Collected data entries
:::

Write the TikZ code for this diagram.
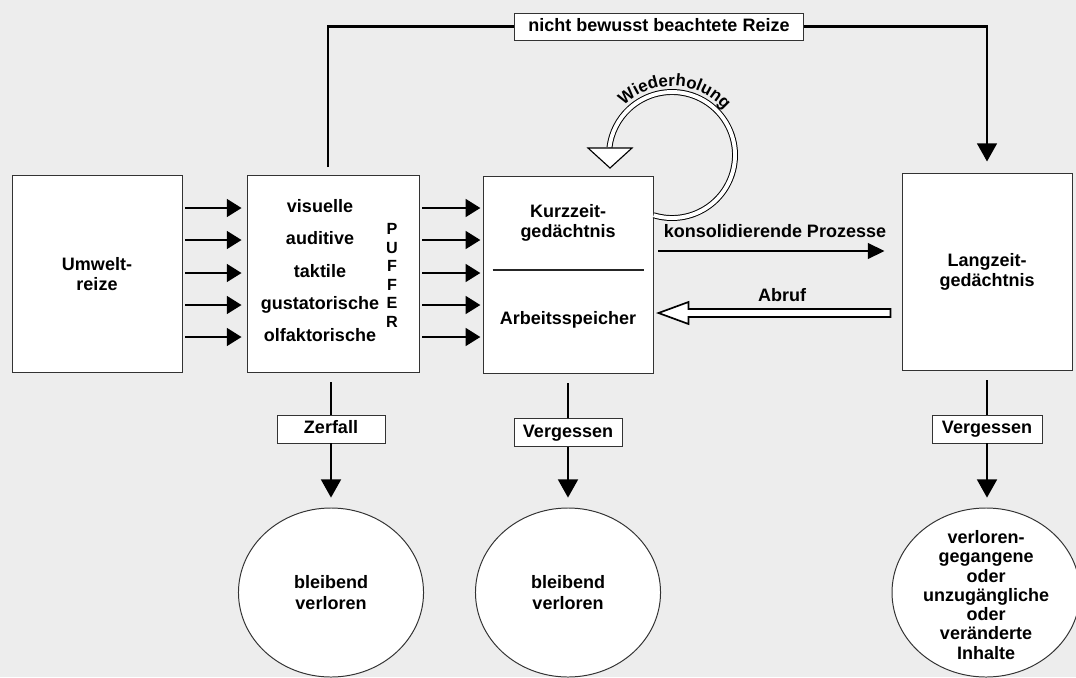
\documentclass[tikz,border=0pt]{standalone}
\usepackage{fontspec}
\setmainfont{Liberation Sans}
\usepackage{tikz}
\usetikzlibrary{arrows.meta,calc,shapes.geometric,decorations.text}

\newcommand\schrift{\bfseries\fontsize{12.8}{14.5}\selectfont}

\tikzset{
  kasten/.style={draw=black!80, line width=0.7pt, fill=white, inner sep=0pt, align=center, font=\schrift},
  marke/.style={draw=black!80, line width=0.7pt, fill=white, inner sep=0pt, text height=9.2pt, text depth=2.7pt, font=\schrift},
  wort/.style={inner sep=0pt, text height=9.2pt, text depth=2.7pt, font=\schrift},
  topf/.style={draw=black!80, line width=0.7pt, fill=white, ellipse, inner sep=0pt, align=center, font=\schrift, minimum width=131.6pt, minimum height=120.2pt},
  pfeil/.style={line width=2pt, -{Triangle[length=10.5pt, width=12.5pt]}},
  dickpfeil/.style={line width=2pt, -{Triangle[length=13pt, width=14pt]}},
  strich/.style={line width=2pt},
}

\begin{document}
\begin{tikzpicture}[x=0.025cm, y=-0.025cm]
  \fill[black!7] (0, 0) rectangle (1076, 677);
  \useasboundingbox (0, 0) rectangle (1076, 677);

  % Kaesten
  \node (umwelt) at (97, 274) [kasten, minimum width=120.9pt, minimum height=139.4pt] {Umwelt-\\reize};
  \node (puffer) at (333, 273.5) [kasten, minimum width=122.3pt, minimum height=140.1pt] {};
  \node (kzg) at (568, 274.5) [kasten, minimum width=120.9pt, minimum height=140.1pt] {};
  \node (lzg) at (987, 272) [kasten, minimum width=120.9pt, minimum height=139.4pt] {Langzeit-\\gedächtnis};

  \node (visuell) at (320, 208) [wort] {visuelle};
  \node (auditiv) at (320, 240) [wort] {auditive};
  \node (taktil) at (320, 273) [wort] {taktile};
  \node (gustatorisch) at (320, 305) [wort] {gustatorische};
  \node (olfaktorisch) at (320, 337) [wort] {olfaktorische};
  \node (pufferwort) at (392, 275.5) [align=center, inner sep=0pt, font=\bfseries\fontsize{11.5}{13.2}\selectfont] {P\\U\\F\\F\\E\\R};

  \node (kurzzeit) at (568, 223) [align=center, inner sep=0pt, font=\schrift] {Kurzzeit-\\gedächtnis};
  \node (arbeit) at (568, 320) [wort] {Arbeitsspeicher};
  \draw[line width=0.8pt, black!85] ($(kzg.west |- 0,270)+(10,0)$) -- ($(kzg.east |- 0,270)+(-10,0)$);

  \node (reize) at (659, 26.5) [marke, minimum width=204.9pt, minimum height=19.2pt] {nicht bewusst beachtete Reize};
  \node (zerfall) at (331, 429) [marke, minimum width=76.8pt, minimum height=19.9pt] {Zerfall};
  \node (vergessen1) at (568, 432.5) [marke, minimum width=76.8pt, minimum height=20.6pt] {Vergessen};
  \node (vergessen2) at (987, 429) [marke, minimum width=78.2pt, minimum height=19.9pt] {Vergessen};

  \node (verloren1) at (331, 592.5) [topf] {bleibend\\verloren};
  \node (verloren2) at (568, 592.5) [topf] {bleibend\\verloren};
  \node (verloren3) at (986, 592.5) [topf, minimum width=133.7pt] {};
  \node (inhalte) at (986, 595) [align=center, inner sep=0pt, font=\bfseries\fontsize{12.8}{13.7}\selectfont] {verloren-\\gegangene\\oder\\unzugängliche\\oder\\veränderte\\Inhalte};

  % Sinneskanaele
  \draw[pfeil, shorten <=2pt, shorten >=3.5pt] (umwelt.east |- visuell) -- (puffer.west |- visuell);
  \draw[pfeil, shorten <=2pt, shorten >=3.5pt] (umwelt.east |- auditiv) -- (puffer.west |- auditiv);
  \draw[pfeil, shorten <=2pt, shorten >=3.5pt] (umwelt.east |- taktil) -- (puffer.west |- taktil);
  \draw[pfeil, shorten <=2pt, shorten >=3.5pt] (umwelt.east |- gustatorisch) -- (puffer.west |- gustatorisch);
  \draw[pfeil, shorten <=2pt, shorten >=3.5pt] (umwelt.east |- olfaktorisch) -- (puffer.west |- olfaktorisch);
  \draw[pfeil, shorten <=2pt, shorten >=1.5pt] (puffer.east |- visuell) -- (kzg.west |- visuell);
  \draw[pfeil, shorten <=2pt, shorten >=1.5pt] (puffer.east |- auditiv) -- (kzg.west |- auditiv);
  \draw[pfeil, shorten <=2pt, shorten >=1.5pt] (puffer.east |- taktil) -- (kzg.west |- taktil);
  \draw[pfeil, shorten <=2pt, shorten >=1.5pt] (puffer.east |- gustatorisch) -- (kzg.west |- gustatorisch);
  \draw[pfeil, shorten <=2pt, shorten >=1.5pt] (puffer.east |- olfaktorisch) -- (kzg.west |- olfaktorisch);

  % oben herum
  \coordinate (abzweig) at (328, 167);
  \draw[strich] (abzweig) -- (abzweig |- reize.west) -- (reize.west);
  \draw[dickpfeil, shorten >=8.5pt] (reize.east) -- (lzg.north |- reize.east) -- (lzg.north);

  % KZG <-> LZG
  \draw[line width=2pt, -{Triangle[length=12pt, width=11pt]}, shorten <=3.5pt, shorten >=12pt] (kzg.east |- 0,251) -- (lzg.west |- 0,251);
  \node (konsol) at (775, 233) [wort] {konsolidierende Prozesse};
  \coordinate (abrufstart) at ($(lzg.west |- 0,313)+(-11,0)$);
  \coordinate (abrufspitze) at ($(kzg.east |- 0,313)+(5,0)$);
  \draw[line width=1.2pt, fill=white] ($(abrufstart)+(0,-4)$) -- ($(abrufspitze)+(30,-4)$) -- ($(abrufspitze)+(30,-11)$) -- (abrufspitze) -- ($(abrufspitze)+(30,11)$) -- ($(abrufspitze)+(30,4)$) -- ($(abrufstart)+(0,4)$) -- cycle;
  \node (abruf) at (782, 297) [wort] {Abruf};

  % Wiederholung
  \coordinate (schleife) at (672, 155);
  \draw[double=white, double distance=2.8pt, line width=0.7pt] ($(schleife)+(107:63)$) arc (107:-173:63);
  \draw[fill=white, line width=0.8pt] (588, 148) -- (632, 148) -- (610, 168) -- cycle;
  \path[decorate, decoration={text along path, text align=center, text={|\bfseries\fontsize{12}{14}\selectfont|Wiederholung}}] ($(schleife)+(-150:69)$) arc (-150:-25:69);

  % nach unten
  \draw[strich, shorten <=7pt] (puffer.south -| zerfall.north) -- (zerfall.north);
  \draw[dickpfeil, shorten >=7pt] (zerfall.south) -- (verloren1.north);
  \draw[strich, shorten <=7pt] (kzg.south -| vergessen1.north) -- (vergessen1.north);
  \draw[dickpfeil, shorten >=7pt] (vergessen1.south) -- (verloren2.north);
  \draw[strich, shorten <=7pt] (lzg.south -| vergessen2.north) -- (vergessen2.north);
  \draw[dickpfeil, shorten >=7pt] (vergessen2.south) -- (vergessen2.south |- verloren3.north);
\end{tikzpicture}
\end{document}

:::

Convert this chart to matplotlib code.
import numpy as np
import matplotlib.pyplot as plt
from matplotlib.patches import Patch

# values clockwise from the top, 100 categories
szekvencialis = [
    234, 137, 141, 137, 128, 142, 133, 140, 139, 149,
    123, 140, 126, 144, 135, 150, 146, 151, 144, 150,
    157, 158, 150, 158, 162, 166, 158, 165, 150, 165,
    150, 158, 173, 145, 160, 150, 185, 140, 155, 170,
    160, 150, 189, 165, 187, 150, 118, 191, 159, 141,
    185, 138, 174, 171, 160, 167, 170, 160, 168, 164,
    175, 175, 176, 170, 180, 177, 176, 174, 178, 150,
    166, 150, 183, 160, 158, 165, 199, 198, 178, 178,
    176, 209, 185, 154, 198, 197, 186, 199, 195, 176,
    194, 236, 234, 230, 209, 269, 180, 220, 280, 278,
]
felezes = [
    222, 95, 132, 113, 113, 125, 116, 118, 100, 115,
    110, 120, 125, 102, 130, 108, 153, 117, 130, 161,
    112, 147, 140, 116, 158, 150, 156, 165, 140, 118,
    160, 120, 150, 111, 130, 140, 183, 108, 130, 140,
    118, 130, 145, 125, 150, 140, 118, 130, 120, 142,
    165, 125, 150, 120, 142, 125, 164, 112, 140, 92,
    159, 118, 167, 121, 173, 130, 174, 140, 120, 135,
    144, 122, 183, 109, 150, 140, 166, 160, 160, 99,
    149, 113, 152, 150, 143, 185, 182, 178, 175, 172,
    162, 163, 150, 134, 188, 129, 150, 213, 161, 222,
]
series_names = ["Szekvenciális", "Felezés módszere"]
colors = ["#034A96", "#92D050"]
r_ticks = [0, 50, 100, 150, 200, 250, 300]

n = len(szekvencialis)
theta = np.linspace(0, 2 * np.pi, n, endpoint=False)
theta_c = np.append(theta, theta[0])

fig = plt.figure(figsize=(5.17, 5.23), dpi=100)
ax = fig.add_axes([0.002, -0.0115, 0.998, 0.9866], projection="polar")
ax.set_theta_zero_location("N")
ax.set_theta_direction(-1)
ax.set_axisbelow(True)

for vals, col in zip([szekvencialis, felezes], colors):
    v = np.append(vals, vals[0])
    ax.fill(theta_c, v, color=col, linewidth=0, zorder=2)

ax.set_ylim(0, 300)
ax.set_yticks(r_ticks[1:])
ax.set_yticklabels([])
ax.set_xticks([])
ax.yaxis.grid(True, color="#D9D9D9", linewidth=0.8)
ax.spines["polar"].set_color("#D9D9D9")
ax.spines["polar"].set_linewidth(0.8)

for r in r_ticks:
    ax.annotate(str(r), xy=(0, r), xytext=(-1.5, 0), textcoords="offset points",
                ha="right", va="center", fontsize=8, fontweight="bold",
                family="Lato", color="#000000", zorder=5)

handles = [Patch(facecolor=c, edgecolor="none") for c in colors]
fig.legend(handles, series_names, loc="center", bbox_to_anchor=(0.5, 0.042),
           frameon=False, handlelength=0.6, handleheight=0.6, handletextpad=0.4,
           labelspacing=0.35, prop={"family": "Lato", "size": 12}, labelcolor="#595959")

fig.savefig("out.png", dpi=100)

:::

:: Stated goal ::
Look above for the line containing "Convert this chart to matplotlib code.". Output from there through the line containing "from matplotlib.patches import Patch", exactly and inclusively.

:: Result ::
Convert this chart to matplotlib code.
import numpy as np
import matplotlib.pyplot as plt
from matplotlib.patches import Patch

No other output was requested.